As of #3, I believe that when you specify “with random characters” they are added one by one from each side until the limit of 3278 is met, and then the hashing occurs. That’s why you get your text in the middle of 40 lines (which is 20 or if a text is a bit longer, 21 line). This is semi-legit too, but yeah, it would be nice to randomize where the text is placed when it comes to random generation.
#4 seems a bit off, but I didn’t check this, can’t say anything about it really
#5 made me giggle a bit (2 seconds is bit long for the operations. Maybe that’s because of code quality, I don’t really know). But yet again, you are right, the data is not actually being ‘searched’, it’s being generated during these 2 seconds.
That’s it :]
The other thing that I was concerned about is that the author states that there is every possible book in the LoB. Good luck trying to find any book in any other non-iso-8859-1 language :]
Still, I think it is a software engineering and philosophical marvel, and I respect the creator of the idea and its realization and the developer.April 17, 2017 at 7:43 pm #14911
1. Space is a character. The idea behind exact search is that it’s your query but with every character other than it being a space. In a character set that includes spaces, it’s natural that there will be a page that is nothing but spaces, and every variation but with 1, 2, or more letters in different places.
2. That’s because it’s your search query, plus random English words. In order for the algorithm to reverse engineer itself to determine what page your query is on, it must have a full page of text. In order to obtain this full page, it either
a) adds spaces (exact search)
b) randomly generates characters around your query (with random characters)

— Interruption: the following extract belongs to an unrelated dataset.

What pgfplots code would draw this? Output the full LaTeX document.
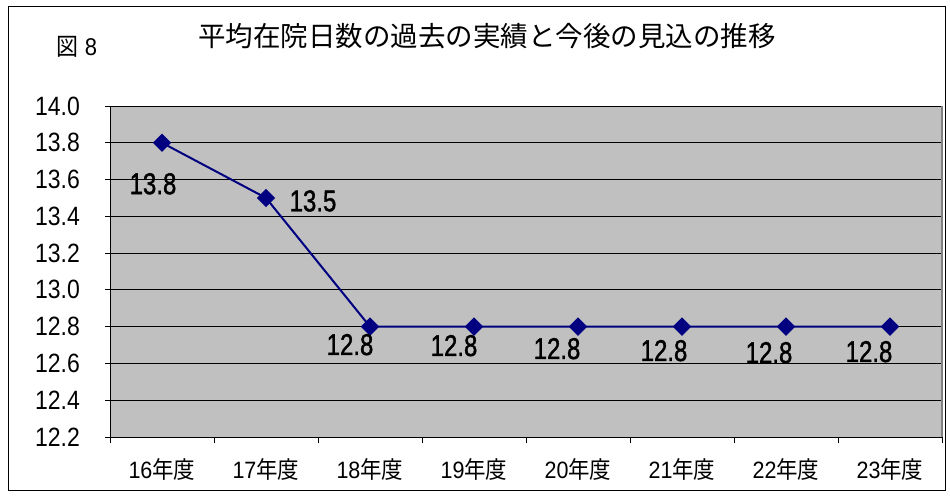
\documentclass[border=0pt]{standalone}
\usepackage{graphicx}
\usepackage{pgfplots}
\pgfplotsset{compat=1.18}
\usepackage{fontspec}
\setmainfont{Liberation Sans}
\newfontfamily\jp{Noto Sans CJK JP}
\newfontfamily\boldish[FakeBold=1.5]{Liberation Sans}
\definecolor{plotgray}{HTML}{C0C0C0}
\definecolor{navyline}{HTML}{000080}
\newcommand{\cat}[1]{\scalebox{1}[1.1]{#1{\jp 年度}}}
\pgfplotstableread{
x y dx dy
0 13.8 -9 -41
1 13.5 47 -3
2 12.8 -20 -18
3 12.8 -20 -19
4 12.8 -21 -22
5 12.8 -18 -24
6 12.8 -17 -26
7 12.8 -21 -25
}\datatable
\begin{document}
\begin{tikzpicture}[x=1pt,y=1pt]
\path[use as bounding box] (0,0) rectangle (950,-497);
\draw[line width=1pt] (8,-7) rectangle (945,-490);
\node[font=\jp\fontsize{27.5}{30}\selectfont] at (487,-36) {平均在院日数の過去の実績と今後の見込の推移};
\node[font=\fontsize{22}{24}\selectfont] at (77,-47) {\scalebox{1}[1.1]{{\jp 図} 8}};
\begin{axis}[
  at={(110pt,-437pt)}, anchor=south west,
  width=832pt, height=331pt, scale only axis,
  xmin=-0.5, xmax=7.5, ymin=12.2, ymax=14.0,
  ytick={12.2,12.4,12.6,12.8,13.0,13.2,13.4,13.6,13.8,14.0},
  xtick={0,1,2,3,4,5,6,7},
  xticklabels={{\cat{16}},{\cat{17}},{\cat{18}},{\cat{19}},{\cat{20}},{\cat{21}},{\cat{22}},{\cat{23}}},
  minor xtick={-0.5,0.5,1.5,2.5,3.5,4.5,5.5,6.5,7.5},
  major x tick style={draw=none},
  tick align=outside,
  major tick length=5pt, minor tick length=6pt,
  xtick pos=bottom, ytick pos=left,
  tick style={black, line width=0.8pt},
  axis line style={draw=none},
  axis background/.style={fill=plotgray},
  ymajorgrids, major grid style={black, line width=0.8pt},
  /pgf/number format/assume math mode=true,
  yticklabel={\scalebox{1}[1.15]{\pgfmathprintnumber[fixed,fixed zerofill,precision=1]{\tick}}},
  yticklabel style={font=\fontsize{23}{25}\selectfont, anchor=east, inner sep=0pt, xshift=-25pt},
  xticklabel style={font=\fontsize{21.5}{23}\selectfont, anchor=center, inner sep=0pt, yshift=-27pt},
  clip=false,
]
\addplot[navyline, line width=2pt, mark=square*, mark size=5.5pt, mark options={rotate=45, fill=navyline, draw=navyline},
  visualization depends on={\thisrow{dx} \as \dx},
  visualization depends on={\thisrow{dy} \as \dy},
  nodes near coords={\scalebox{1}[1.25]{\pgfmathprintnumber[fixed,fixed zerofill,precision=1]{\pgfplotspointmeta}}},
  nodes near coords style={anchor=center, inner sep=0pt, xshift=\dx pt, yshift=\dy pt, font=\boldish\fontsize{24}{26}\selectfont, text=black},
] table[x=x, y=y] {\datatable};
\draw[black, line width=0.8pt] (rel axis cs:0,0) -- (rel axis cs:0,1);
\draw[black, line width=0.8pt] (rel axis cs:0,0) -- (rel axis cs:1,0);
\draw[gray, line width=1.2pt] (rel axis cs:1,0) -- (rel axis cs:1,1);
\end{axis}
\end{tikzpicture}
\end{document}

c) randomly generates English words around your query (with English words)
Once the site has combined everything into a String matching the page length, it can then reverse engineer the algorithm to determine a location where that page would appear.
3. This is a result of the page creation stated above, which is not currently designed to randomize location.
5. You don’t understand the library. Read the theory and etc. please, the site explains its own design. Nothing is physically stored, but everything is kept consistent so that all truths and lies can be found in the same places every time you visit a location.
This library is less about what exists but hasn’t been found, it’s more about what CAN exist but hasn’t been found. In a sense, it’s basically the same thing either way.